Solomon Lew's Premier Investments has slammed Myer's new long-term incentive plan as rewarding executives for declining performances.
The department store chain's largest shareholder said the plan lowers performance hurdles at which share rights begin vesting.
Myer this week overhauled its performance targets and adjusted its 2017/18 long-term incentives plan (LTIP) for executives after unveiling another fall in quarterly sales.
The new plan targets a compound annual growth in earnings per share of 5.6 per cent.
Premier on Thursday said that would deliver an EPS of only 9.8 cents per share by the 2020 financial year.
"(Myer) is now actively targeting a 26 per cent decline in EPS by FY20 as a measure of success and a trigger for management's LTIP," Premier said in a statement.
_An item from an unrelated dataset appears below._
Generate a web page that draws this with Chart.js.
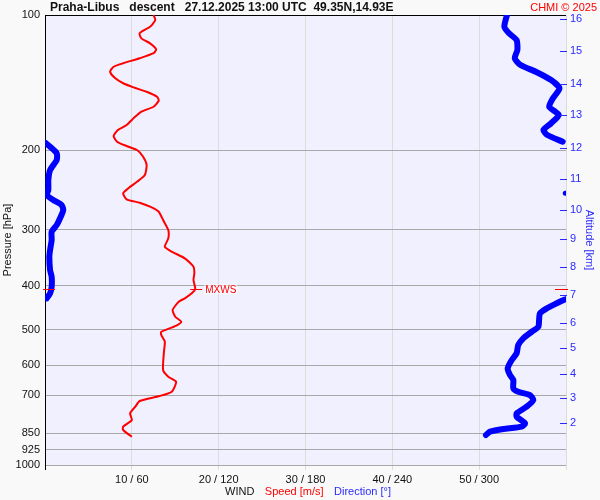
<!DOCTYPE html>
<html>
<head>
<meta charset="utf-8">
<script src="https://cdn.jsdelivr.net/npm/chart.js@4"></script>
<style>
  html, body { margin: 0; padding: 0; background: #f9f9f9; }
</style>
</head>
<body>
<canvas id="wind" width="600" height="500"></canvas>
<script>
// ## data ##########################################################################
const titleText = 'Praha-Libus   descent   27.12.2025 13:00 UTC  49.35N,14.93E';

// pressure axis (hPa), log scale
const pressureTicks = [100, 200, 300, 400, 500, 600, 700, 850, 925, 1000];

// altitude axis: km labels and the pressure level they sit at
const altKm = [2, 3, 4, 5, 6, 7, 8, 9, 10, 11, 12, 13, 14, 15, 16];
const altP  = [805, 711, 628, 550, 483, 419, 363, 315, 271, 231, 197, 167, 142, 120, 102];

// wind speed profile (m/s) vs pressure (hPa), top to bottom
const speedP = [100, 102.6, 106.2, 109.8, 112.7, 115.6, 119.2, 121.6, 124.8, 128.0,
  130.3, 133.7, 138.3, 141.8, 144.8, 148.1, 151.9, 155.0, 159.9, 164.0,
  169.6, 175.6, 180.1, 185.7, 191.2, 195.5, 199.5, 206.5, 215.4, 226.8,
  234.7, 242.7, 249.0, 256.8, 261.3, 266.7, 273.6, 285.5, 300.6, 313.6,
  327.4, 335.7, 347.3, 362.5, 375.0, 388.1, 406.2, 415.4, 426.2, 433.7,
  452.5, 468.3, 480.4, 491.1, 505.7, 514.3, 532.1, 560.1, 615.1, 636.5,
  653.0, 687.3, 702.6, 720.8, 742.1, 767.6, 794.3, 822.0, 836.0, 865.2];
const speedMs = [12.5, 12.7, 12.1, 10.9, 11.1, 12.1, 12.8, 12.5, 10.9, 9.0,
  7.9, 7.5, 8.1, 9.0, 10.2, 11.7, 12.9, 13.1, 12.5, 11.1,
  10.2, 9.4, 8.4, 7.9, 8.3, 9.4, 10.6, 11.3, 11.7, 11.5,
  10.6, 9.6, 9.0, 9.4, 10.9, 12.1, 13.1, 13.6, 14.2, 14.2,
  13.8, 14.6, 16.1, 17.1, 17.2, 17.1, 17.3, 16.9, 16.1, 15.4,
  14.7, 15.0, 15.7, 15.0, 13.4, 13.4, 13.8, 13.7, 13.6, 14.2,
  15.1, 14.6, 13.2, 10.9, 10.4, 9.8, 10.0, 9.0, 9.0, 10.0];

// wind direction (deg) vs pressure, null = break where it wraps 360 -> 0
const dirP = [100, 106.2, 109.8, 113.7, 119.6, 124.8, 129.2, 133.7, 139.5, 145.5,
  153.1, 159.9, 166.8, 174.0, 180.1, 184.8, 191.2, null,
  192.2, 196.2, 202.9, 210.0, 221.1, 232.6, 244.8, 251.2, 257.7, 264.4,
  271.3, 283.0, 292.9, 303.2, 316.2, 333.0, 344.4, 368.7, 381.6, 401.6,
  415.4, 426.2, null,
  249.0, null,
  428.4, 437.2, 448.6, 460.2, 476.3, 492.9, 505.7, 523.0, 541.2, 564.7,
  584.3, 609.7, 631.0, 647.3, 675.4, 687.3, 699.0, 717.1, 742.1, 767.6,
  781.1, 807.9, 822.0, 831.8, 843.3, 857.7];
const dirDeg = [319.2, 317.4, 320.6, 325.9, 326.4, 324.6, 328.6, 339.1, 349.7, 355.5,
  351.0, 348.4, 355.0, 349.7, 344.4, 347.1, 357.7, null,
  0, 3.5, 8.1, 8.1, 3.5, 2.3, 2.3, 1.2, 5.7, 11.5,
  12.6, 10.4, 8.1, 4.6, 4.6, 3.5, 3.0, 3.5, 4.6, 4.6,
  3.5, 1.2, null,
  359.5, null,
  359.3, 353.6, 346.7, 342.0, 341.4, 340.9, 336.3, 330.5, 327.0, 325.9,
  322.5, 319.7, 321.3, 323.6, 323.6, 327.0, 335.1, 337.4, 332.8, 325.9,
  325.9, 331.7, 329.4, 316.7, 307.5, 304.7];

// bottom caption pieces
const captionParts = ['WIND', 'Speed [m/s]', 'Direction [°]'];

// ## styles ##########################################################################
const FONT = '"Liberation Sans", Arial, sans-serif';
const RED = '#ff0000';
const BLUE = '#0000ff';
const BLUE_TXT = '#2a2aff';
const INK = '#111111';
const captionColors = [INK, RED, BLUE_TXT];

Chart.defaults.font.family = FONT;
Chart.defaults.font.size = 11;
Chart.defaults.color = INK;

const speedData = speedMs.map((s, i) => ({ x: s, y: speedP[i] }));
const dirData = dirDeg.map((d, i) => ({ x: d, y: d == null ? null : dirP[i] }));

// max wind speed level
const mxIdx = speedMs.indexOf(Math.max(...speedMs));

/** backgrounds: page + lavender plot area */
const bgPlugin = {
  id: 'bg',
  beforeDraw(chart) {
    const { ctx, chartArea: a } = chart;
    ctx.save();
    ctx.fillStyle = '#f9f9f9';
    ctx.fillRect(0, 0, chart.width, chart.height);
    ctx.fillStyle = '#f0f0ff';
    ctx.fillRect(a.left, a.top, a.right - a.left, a.bottom - a.top);
    ctx.restore();
  }
};

/** header, caption, altitude tick marks, MXWS marker */
const decoPlugin = {
  id: 'deco',
  afterDraw(chart) {
    const { ctx, chartArea: a, scales } = chart;
    ctx.save();
    ctx.textBaseline = 'middle';

    ctx.font = 'bold 12px ' + FONT;
    ctx.fillStyle = INK;
    ctx.textAlign = 'left';
    ctx.fillText(titleText, 50, 8);

    ctx.font = '11px ' + FONT;
    ctx.fillStyle = RED;
    ctx.textAlign = 'right';
    ctx.fillText('CHMI © 2025', 597, 8);

    // caption row
    ctx.textAlign = 'left';
    let cx = 225;
    captionParts.forEach((t, i) => {
      ctx.fillStyle = captionColors[i];
      ctx.fillText(t, cx, 492);
      cx += ctx.measureText(t).width + 10.5;
    });

    // altitude tick marks
    ctx.strokeStyle = BLUE_TXT;
    ctx.lineWidth = 1;
    altP.forEach(p => {
      const y = Math.round(scales.y2.getPixelForValue(p)) + 0.5;
      ctx.beginPath();
      ctx.moveTo(a.right - 6, y);
      ctx.lineTo(a.right + 1, y);
      ctx.stroke();
    });

    // MXWS
    const my = Math.round(scales.y.getPixelForValue(speedP[mxIdx])) + 0.5;
    const mx = scales.x.getPixelForValue(speedMs[mxIdx]);
    ctx.strokeStyle = RED;
    ctx.beginPath();
    ctx.moveTo(a.left - 2, my); ctx.lineTo(a.left + 10, my);
    ctx.moveTo(mx - 5, my); ctx.lineTo(mx + 7, my);
    ctx.moveTo(a.right - 11, my); ctx.lineTo(a.right + 2, my);
    ctx.stroke();
    ctx.font = '10px ' + FONT;
    const tw = ctx.measureText('MXWS').width;
    ctx.fillStyle = 'rgba(255,255,255,0.6)';
    ctx.fillRect(mx + 9, my - 5, tw + 2, 10);
    ctx.fillStyle = RED;
    ctx.fillText('MXWS', mx + 10, my + 0.5);
    ctx.restore();
  }
};

// ## chart ##########################################################################
new Chart(document.getElementById('wind'), {
  type: 'line',
  data: {
    datasets: [
      {
        label: 'Direction',
        data: dirData,
        xAxisID: 'xDir',
        yAxisID: 'y',
        borderColor: BLUE,
        backgroundColor: BLUE,
        borderWidth: 6,
        borderCapStyle: 'round',
        borderJoinStyle: 'round',
        tension: 0.2,
        spanGaps: false,
        // lone samples show as dots
        pointRadius: c => (dirDeg[c.dataIndex - 1] == null && dirDeg[c.dataIndex + 1] == null) ? 2.5 : 0,
        pointBorderWidth: 0
      },
      {
        label: 'Speed',
        data: speedData,
        xAxisID: 'x',
        yAxisID: 'y',
        borderColor: RED,
        borderWidth: 2,
        tension: 0.2,
        pointRadius: 0
      }
    ]
  },
  options: {
    responsive: false,
    animation: false,
    layout: { padding: { top: 15, left: 0, right: 0, bottom: 0 } },
    plugins: { legend: { display: false }, tooltip: { enabled: false } },
    scales: {
      x: {
        type: 'linear', position: 'bottom', min: 0, max: 60,
        afterFit: s => { s.height = 35; },
        ticks: {
          stepSize: 10, autoSkip: false, maxRotation: 0, padding: 3,
          callback: v => (v > 0 && v < 60) ? `${v} / ${v * 6}` : ''
        },
        grid: { color: c => (c.tick && c.tick.value === 0) ? '#000' : '#dcdcdc', tickLength: 5 },
        border: { display: false }
      },
      xDir: { type: 'linear', min: 0, max: 360, display: false },
      y: {
        type: 'logarithmic', position: 'left', min: 100, max: 1000, reverse: true,
        afterBuildTicks: s => { s.ticks = pressureTicks.map(v => ({ value: v })); },
        afterFit: s => { s.width = 45; },
        ticks: { autoSkip: false, padding: 5, callback: v => String(v) },
        grid: { color: c => (c.tick && c.tick.value === 100) ? '#000' : '#a8a8a8', drawTicks: false },
        border: { display: true, color: '#000' },
        title: { display: true, text: 'Pressure [hPa]', padding: 1 }
      },
      y2: {
        type: 'logarithmic', position: 'right', min: 100, max: 1000, reverse: true,
        afterBuildTicks: s => { s.ticks = altP.map(v => ({ value: v })); },
        afterFit: s => { s.width = 34; },
        ticks: { autoSkip: false, padding: 4, color: BLUE_TXT, callback: (v, i) => String(altKm[i]) },
        grid: { display: false, drawTicks: false },
        border: { display: false },
        title: { display: true, text: 'Altitude [km]', color: BLUE_TXT, padding: 4 }
      }
    }
  },
  plugins: [bgPlugin, decoPlugin]
});
</script>
</body>
</html>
"It also reinforces that the 'New Myer' strategy - that the board and chairman-designate have committed to - has failed and is now actively targeting performance declines."
Premier, the parent company of Smiggle, Peter Alexander and Dotti, reiterated its call for shareholders to vote against all directors seeking election at Myer's annual general meeting later this month.
Myer has dropped the sales targets it set as part of its much-vaunted turnaround strategy after unveiling another weak set of figures to investors.
Chief executive Richard Umbers said average sales growth above three per cent between 2016 and 2020 was no longer achievable because of stiff competition and weak consumer spending.
Mr Lew has rejected this explanation and said Myer does not know what consumers want.